A batter performs more freely when he knows whether he has been selected to maximise the powerplay, absorb pressure or attack the final overs. A bowler operates with greater conviction when he knows which phase belongs to him. Clarity does not guarantee execution, but uncertainty makes poor execution far more likely.

This is the most important lesson Shreyas must take from the six defeats. At the franchise level, he could look at his XI and recognise specialists recruited for specific phases. With India, he cannot search for a Punjab Kings equivalent in every position. There may be no direct equivalent.

India may need Ishan to transform from a natural opener into a genuine No.3. They may need Dube to become a match-up weapon rather than a conventional fixed-position batter. They may need Axar to accept greater responsibility as a finisher. They may need Prince Yadav or another inexperienced seamer to learn difficult overs while playing international cricket.

The captain’s question can no longer be limited to: Which player should I use? It must become: What does India need this player to become?

That is a harder form of leadership. It demands long-term conviction because the immediate results may be poor. It also requires the captain to distinguish between experimentation and confusion.

Experimentation has a hypothesis. Confusion merely produces change.
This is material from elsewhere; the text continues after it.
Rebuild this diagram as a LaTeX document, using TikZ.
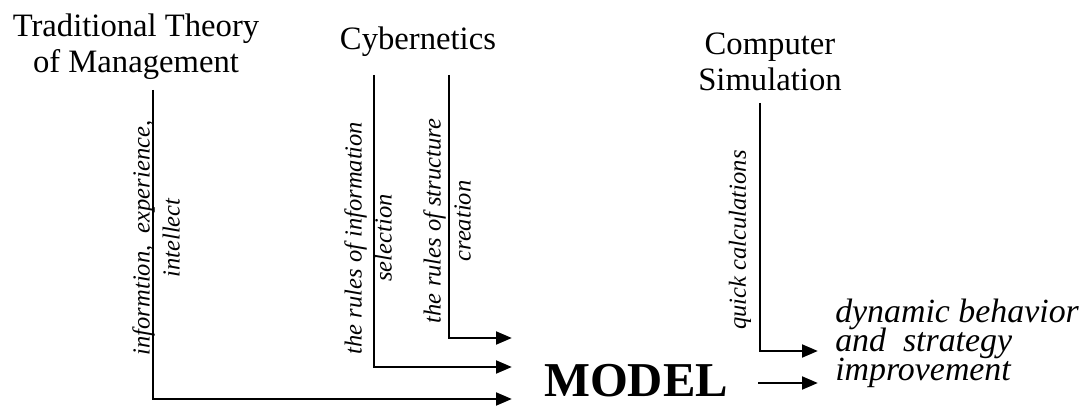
\documentclass[tikz,border=0pt]{standalone}
\usepackage{fontspec}
\setmainfont{Liberation Serif}
\usetikzlibrary{arrows.meta}
\tikzset{
  head/.style={align=center, inner sep=0pt, font=\fontsize{24.5}{27}\selectfont},
  via/.style={rotate=90, align=center, inner sep=0pt, font=\fontsize{18.4}{22.5}\selectfont\itshape},
  flow/.style={line width=2.2pt, -{Triangle[length=12pt,width=9.5pt]}},
  tight/.style={execute at begin node={\lineskiplimit=-50pt\lineskip=0pt\relax}},
}
\begin{document}
\begin{tikzpicture}[x=0.75pt,y=-0.75pt]
    \useasboundingbox (0,0) rectangle (1083,406);
    % Traditional theory
    \node[head, anchor=base] (ttm) at (136,73) {Traditional Theory\\of Management};
    \coordinate (ttm top) at (153,90);
    \coordinate (ttm end) at (512,399);
    \draw[flow] (ttm top) |- (ttm end);
    \node[via] (ttm via) at (156,238) {informtion,\ \ experience,\\intellect};
    % Cybernetics
    \node[head, anchor=base] (cyb) at (418,50) {Cybernetics};
    \coordinate (sel top) at (374,75);
    \coordinate (sel end) at (512,367);
    \coordinate (str top) at (449,75);
    \coordinate (str end) at (512,338);
    \draw[flow] (sel top) |- (sel end);
    \draw[flow] (str top) |- (str end);
    \node[via] (sel via) at (368,238) {the rules of information\\selection};
    \node[via] (str via) at (447,221) {the rules of structure\\creation};
    % Computer simulation
    \node[head, anchor=base] (sim) at (770,91) {Computer\\Simulation};
    \coordinate (sim top) at (760,103);
    \coordinate (sim end) at (818,351);
    \draw[flow] (sim top) |- (sim end);
    \node[via] (sim via) at (740,240) {quick calculations};
    % Model
    \node[anchor=base, inner sep=0pt, font=\fontsize{36.5}{36}\selectfont\bfseries] (model) at (636,397) {MODEL};
    \coordinate (model out) at (758,383);
    \coordinate (model end) at (818,383);
    \draw[flow] (model out) -- (model end);
    % Result
    \node[tight, anchor=base west, align=left, inner sep=0pt, font=\fontsize{25.4}{21.4}\selectfont\itshape] (result) at (835,380) {dynamic behavior\\and\ \ strategy\\improvement};
\end{tikzpicture}
\end{document}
India’s tour contained too much of the latter: changes to the opening combination, movement within the middle order and no settled ownership of the difficult bowling phases. By the final match, England could post 257 for three, with Jos Buttler making 131 and Harry Brook an unbeaten 95, before India fell 56 runs short despite half-centuries from Ishan and Tilak.
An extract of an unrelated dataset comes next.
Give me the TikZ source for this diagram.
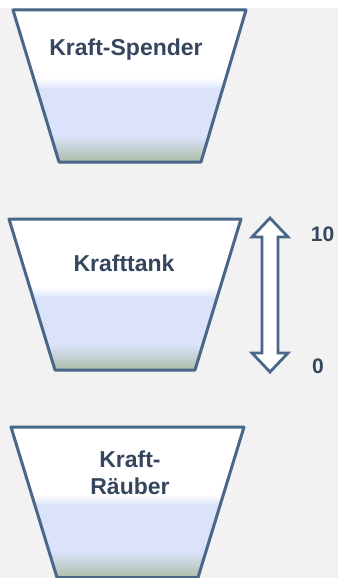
\documentclass[tikz,border=0pt]{standalone}
\usepackage{fontspec}
\setmainfont{Liberation Sans}
\definecolor{pagegrey}{HTML}{F2F2F2}
\definecolor{tankline}{HTML}{4A6689}
\definecolor{tanktext}{HTML}{36465E}
\definecolor{waterblue}{HTML}{DAE3FA}
\definecolor{sediment}{HTML}{A9BAA4}
\tikzset{
  tankedge/.style={draw=tankline, line width=3pt, line join=round},
  tanklabel/.style={text=tanktext, font=\bfseries\fontsize{23}{27}\selectfont, align=center, inner sep=0pt, anchor=base},
  scalelabel/.style={text=tanktext, font=\bfseries\fontsize{21}{24}\selectfont, inner sep=0pt, anchor=base},
  levelarrow/.style={draw=tankline, fill=white, line width=2.8pt, line join=miter}
}
% #1 top y, #2 bottom y, #3 top-left x, #4 top-right x, #5 bottom-left x, #6 bottom-right x
\newcommand\drawtank[6]{%
  \pgfmathsetmacro\tkh{#2-#1}%
  \pgfmathsetmacro\tkw{#1+0.45*\tkh}%
  \pgfmathsetmacro\tkb{#1+0.52*\tkh}%
  \pgfmathsetmacro\tkg{#1+0.83*\tkh}%
  \begin{scope}
    \clip (#3,#1) -- (#4,#1) -- (#6,#2) -- (#5,#2) -- cycle;
    \fill[white] (0,#1-5) rectangle (338,\tkw);
    \shade[top color=white, bottom color=waterblue] (0,\tkw) rectangle (338,\tkb);
    \fill[waterblue] (0,\tkb) rectangle (338,\tkg);
    \shade[top color=waterblue, bottom color=sediment] (0,\tkg) rectangle (338,#2+2);
  \end{scope}
  \draw[tankedge] (#3,#1) -- (#4,#1) -- (#6,#2) -- (#5,#2) -- cycle;
}
\begin{document}
\begin{tikzpicture}[x=1pt, y=-1pt]
  \useasboundingbox (0,0) rectangle (338,578);
  % page background
  \fill[pagegrey] (0,0) rectangle (338,578);
  \fill[white] (0,0) rectangle (338,8);

  % three tanks
  \drawtank{10}{162}{13}{246}{59}{201}
  \drawtank{219}{370}{9}{241}{55}{195}
  \drawtank{427}{577.5}{11}{244}{57}{198}

  \node[tanklabel] (spender) at (126,56) {Kraft-Spender};
  \node[tanklabel] (tank) at (124,271) {Krafttank};
  \node[tanklabel] (raeuber) at (130,494) {Kraft-\\Räuber};

  % level scale
  \draw[levelarrow] (270,218) -- (288,237) -- (278,237) -- (278,353) -- (288,353)
    -- (270,372) -- (252,353) -- (262,353) -- (262,237) -- (252,237) -- cycle;
  \node[scalelabel] (full) at (322.5,241) {10};
  \node[scalelabel] (empty) at (318,373) {0};
\end{tikzpicture}
\end{document}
The defeats cannot be placed entirely on Shreyas. The selectors chose the squad, the coaches share responsibility for defining roles, and the players repeatedly failed to execute basic skills. India also travelled without two cricketers – Bumrah and Hardik – whose presence can mask structural weaknesses, as each performs several difficult functions.

Shreyas deserves time. Seven matches are not enough to erase a leadership record built over several IPL seasons. But the six defeats are enough to challenge the assumption on which his appointment was based.

His IPL achievements proved that Shreyas could command teams that had been constructed with recognisable roles. International captaincy is now asking whether he can construct a functioning team from an imperfect collection of available players.

That will require firmer calls, fewer overlapping experiments and greater clarity about what India expect from each member of the XI. It may also require Shreyas to abandon some of the instincts that served him well in the IPL.

An auction provides a captain with solutions. International cricket hands him a group of cricketers and asks him to solve the team himself. Shreyas Iyer is learning the difference in the most unforgiving way possible.